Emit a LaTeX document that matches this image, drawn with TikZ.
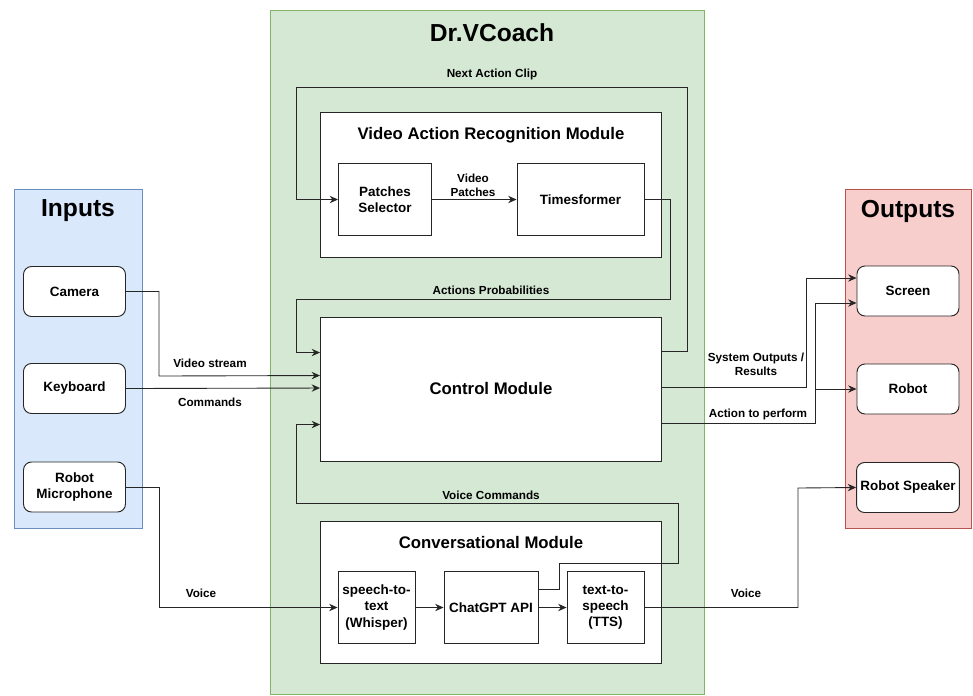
\documentclass[tikz,border=0pt]{standalone}
\usepackage{fontspec}
\setmainfont{Liberation Sans}
\usetikzlibrary{arrows.meta, positioning, calc}

\definecolor{inblue}{HTML}{DAE8FC}
\definecolor{inblueline}{HTML}{6C8EBF}
\definecolor{coachgreen}{HTML}{D5E8D4}
\definecolor{coachgreenline}{HTML}{82B366}
\definecolor{outred}{HTML}{F8CECC}
\definecolor{outredline}{HTML}{B85450}

\begin{document}
\begin{tikzpicture}[x=0.03cm, y=-0.03cm,
        iobox/.style={rectangle, rounded corners=2.4mm, draw=black!85, line width=0.8pt, fill=white, minimum width=3.06cm, minimum height=1.5cm, align=center, font=\fontsize{11.5}{14}\selectfont\bfseries},
        subbox/.style={rectangle, draw=black!85, line width=0.8pt, fill=white, minimum height=2.14cm, align=center, font=\fontsize{11.5}{14}\selectfont\bfseries},
        module/.style={rectangle, draw=black!85, line width=0.8pt, fill=white, minimum width=10.23cm},
        ptitle/.style={font=\fontsize{21}{25}\selectfont\bfseries},
        mtitle/.style={font=\fontsize{14.3}{17}\selectfont\bfseries},
        elabel/.style={font=\fontsize{10}{12}\selectfont\bfseries, align=center, inner sep=1pt},
        conn/.style={-{Stealth[length=2.5mm, width=2.2mm]}, line width=0.75pt, draw=black!85}
    ]
        % page and panels
        \fill[white] (0,0) rectangle (973,695);
        \draw[fill=inblue, draw=inblueline, line width=0.7pt] (14,189) rectangle (142,528);
        \draw[fill=coachgreen, draw=coachgreenline, line width=0.7pt] (270,10) rectangle (704,694.6);
        \draw[fill=outred, draw=outredline, line width=0.7pt] (845,189) rectangle (971,528);
        \node[ptitle] (intitle) at (78,211) {Inputs};
        \node[ptitle] (coachtitle) at (492,33) {Dr.VCoach};
        \node[ptitle] (outtitle) at (908,211) {Outputs};

        % inputs
        \node[iobox] (cam) at (74.5,291.5) {Camera};
        \node[iobox] (kb) at (74.5,388.5) {Keyboard};
        \node[iobox] (mic) at (74.5,487) {Robot\\Microphone};

        % outputs
        \node[iobox] (scr) at (908,291) {Screen};
        \node[iobox] (rob) at (908,389) {Robot};
        \node[iobox] (spk) at (908,487.5) {Robot Speaker};

        % video action recognition module
        \node[module, minimum height=4.35cm] (var) at (491,184.5) {};
        \node[mtitle] (vartitle) at (491,135) {Video Action Recognition Module};
        \node[subbox, minimum width=2.79cm] (ps) at (385,199.5) {Patches\\Selector};
        \node[subbox, minimum width=3.81cm] (tf) at (580.5,199.5) {Timesformer};

        % control module
        \node[module, minimum height=4.32cm, font=\fontsize{14.3}{17}\selectfont\bfseries] (ctrl) at (491,389) {Control Module};

        % conversational module
        \node[module, minimum height=4.26cm] (conv) at (491,592) {};
        \node[mtitle] (convtitle) at (491,543) {Conversational Module};
        \node[subbox, minimum width=2.31cm] (stt) at (376.5,607.5) {speech-to-\\text\\(Whisper)};
        \node[subbox, minimum width=2.82cm] (gpt) at (491,607.5) {ChatGPT API};
        \node[subbox, minimum width=2.31cm] (tts) at (605.5,607.5) {text-to-\\speech\\(TTS)};

        % connectors inside the modules
        \draw[conn] (ps) -- (tf);
        \draw[conn] (stt) -- (gpt);
        \draw[conn] (gpt) -- (tts);
        \node[elabel] (lblpatch) at (473,185) {Video\\Patches};

        % feedback loops
        \draw[conn] ($(ctrl.north east)+(0,35)$) -| (687,87) -- (296,87) |- (ps.west);
        \node[elabel] (lblnext) at (492,74) {Next Action Clip};
        \draw[conn] (tf.east) -| (670,299) -- (296,299) |- ($(ctrl.north west)+(0,36)$);
        \node[elabel] (lblprob) at (491,290) {Actions Probabilities};
        \draw[conn] ($(gpt.east)+(0,-18)$) -| (559,563) -| (678,503) -- (296,503) |- ($(ctrl.north west)+(0,108)$);
        \node[elabel] (lblvcmd) at (491,495) {Voice Commands};

        % inputs to the system
        \draw[conn] (cam.east) -| (159,376) -- ($(ctrl.north west)+(0,59)$);
        \node[elabel] (lblvid) at (210,363) {Video stream};
        \draw[conn] (kb.east) -- ($(ctrl.north west)+(0,71.5)$);
        \node[elabel] (lblcmd) at (210,402) {Commands};
        \draw[conn] (mic.east) -| (159,607.5) -- (stt.west);
        \node[elabel] (lblvoicein) at (201,593) {Voice};

        % system to the outputs
        \draw[conn] ($(ctrl.north east)+(0,71)$) -| (806,278) -- ($(scr.west)+(0,-13)$);
        \node[elabel] (lblres) at (756,364) {System Outputs /\\Results};
        \draw[conn] ($(ctrl.north east)+(0,107)$) -| (815,303) -- ($(scr.west)+(0,12)$);
        \draw[conn] ($(ctrl.north east)+(0,107)$) -| (815,389) -- (rob.west);
        \node[elabel] (lblact) at (758,414) {Action to perform};
        \draw[conn] (tts.east) -| (798,488) -- (spk.west);
        \node[elabel] (lblvoiceout) at (746,593) {Voice};
    \end{tikzpicture}
\end{document}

→ **TASK**
Strip out the pictures and quote the remaining data word for word.

→ **WRITTEN SOLUTION**
Emit a LaTeX document that matches this image, drawn with TikZ.
\documentclass[tikz,border=0pt]{standalone}
\usepackage{fontspec}
\setmainfont{Liberation Sans}
\usetikzlibrary{arrows.meta, positioning, calc}

\definecolor{inblue}{HTML}{DAE8FC}
\definecolor{inblueline}{HTML}{6C8EBF}
\definecolor{coachgreen}{HTML}{D5E8D4}
\definecolor{coachgreenline}{HTML}{82B366}
\definecolor{outred}{HTML}{F8CECC}
\definecolor{outredline}{HTML}{B85450}

\begin{document}
\begin{tikzpicture}[x=0.03cm, y=-0.03cm,
        iobox/.style={rectangle, rounded corners=2.4mm, draw=black!85, line width=0.8pt, fill=white, minimum width=3.06cm, minimum height=1.5cm, align=center, font=\fontsize{11.5}{14}\selectfont\bfseries},
        subbox/.style={rectangle, draw=black!85, line width=0.8pt, fill=white, minimum height=2.14cm, align=center, font=\fontsize{11.5}{14}\selectfont\bfseries},
        module/.style={rectangle, draw=black!85, line width=0.8pt, fill=white, minimum width=10.23cm},
        ptitle/.style={font=\fontsize{21}{25}\selectfont\bfseries},
        mtitle/.style={font=\fontsize{14.3}{17}\selectfont\bfseries},
        elabel/.style={font=\fontsize{10}{12}\selectfont\bfseries, align=center, inner sep=1pt},
        conn/.style={-{Stealth[length=2.5mm, width=2.2mm]}, line width=0.75pt, draw=black!85}
    ]
        % page and panels
        \fill[white] (0,0) rectangle (973,695);
        \draw[fill=inblue, draw=inblueline, line width=0.7pt] (14,189) rectangle (142,528);
        \draw[fill=coachgreen, draw=coachgreenline, line width=0.7pt] (270,10) rectangle (704,694.6);
        \draw[fill=outred, draw=outredline, line width=0.7pt] (845,189) rectangle (971,528);
        \node[ptitle] (intitle) at (78,211) {Inputs};
        \node[ptitle] (coachtitle) at (492,33) {Dr.VCoach};
        \node[ptitle] (outtitle) at (908,211) {Outputs};

        % inputs
        \node[iobox] (cam) at (74.5,291.5) {Camera};
        \node[iobox] (kb) at (74.5,388.5) {Keyboard};
        \node[iobox] (mic) at (74.5,487) {Robot\\Microphone};

        % outputs
        \node[iobox] (scr) at (908,291) {Screen};
        \node[iobox] (rob) at (908,389) {Robot};
        \node[iobox] (spk) at (908,487.5) {Robot Speaker};

        % video action recognition module
        \node[module, minimum height=4.35cm] (var) at (491,184.5) {};
        \node[mtitle] (vartitle) at (491,135) {Video Action Recognition Module};
        \node[subbox, minimum width=2.79cm] (ps) at (385,199.5) {Patches\\Selector};
        \node[subbox, minimum width=3.81cm] (tf) at (580.5,199.5) {Timesformer};

        % control module
        \node[module, minimum height=4.32cm, font=\fontsize{14.3}{17}\selectfont\bfseries] (ctrl) at (491,389) {Control Module};

        % conversational module
        \node[module, minimum height=4.26cm] (conv) at (491,592) {};
        \node[mtitle] (convtitle) at (491,543) {Conversational Module};
        \node[subbox, minimum width=2.31cm] (stt) at (376.5,607.5) {speech-to-\\text\\(Whisper)};
        \node[subbox, minimum width=2.82cm] (gpt) at (491,607.5) {ChatGPT API};
        \node[subbox, minimum width=2.31cm] (tts) at (605.5,607.5) {text-to-\\speech\\(TTS)};

        % connectors inside the modules
        \draw[conn] (ps) -- (tf);
        \draw[conn] (stt) -- (gpt);
        \draw[conn] (gpt) -- (tts);
        \node[elabel] (lblpatch) at (473,185) {Video\\Patches};

        % feedback loops
        \draw[conn] ($(ctrl.north east)+(0,35)$) -| (687,87) -- (296,87) |- (ps.west);
        \node[elabel] (lblnext) at (492,74) {Next Action Clip};
        \draw[conn] (tf.east) -| (670,299) -- (296,299) |- ($(ctrl.north west)+(0,36)$);
        \node[elabel] (lblprob) at (491,290) {Actions Probabilities};
        \draw[conn] ($(gpt.east)+(0,-18)$) -| (559,563) -| (678,503) -- (296,503) |- ($(ctrl.north west)+(0,108)$);
        \node[elabel] (lblvcmd) at (491,495) {Voice Commands};

        % inputs to the system
        \draw[conn] (cam.east) -| (159,376) -- ($(ctrl.north west)+(0,59)$);
        \node[elabel] (lblvid) at (210,363) {Video stream};
        \draw[conn] (kb.east) -- ($(ctrl.north west)+(0,71.5)$);
        \node[elabel] (lblcmd) at (210,402) {Commands};
        \draw[conn] (mic.east) -| (159,607.5) -- (stt.west);
        \node[elabel] (lblvoicein) at (201,593) {Voice};

        % system to the outputs
        \draw[conn] ($(ctrl.north east)+(0,71)$) -| (806,278) -- ($(scr.west)+(0,-13)$);
        \node[elabel] (lblres) at (756,364) {System Outputs /\\Results};
        \draw[conn] ($(ctrl.north east)+(0,107)$) -| (815,303) -- ($(scr.west)+(0,12)$);
        \draw[conn] ($(ctrl.north east)+(0,107)$) -| (815,389) -- (rob.west);
        \node[elabel] (lblact) at (758,414) {Action to perform};
        \draw[conn] (tts.east) -| (798,488) -- (spk.west);
        \node[elabel] (lblvoiceout) at (746,593) {Voice};
    \end{tikzpicture}
\end{document}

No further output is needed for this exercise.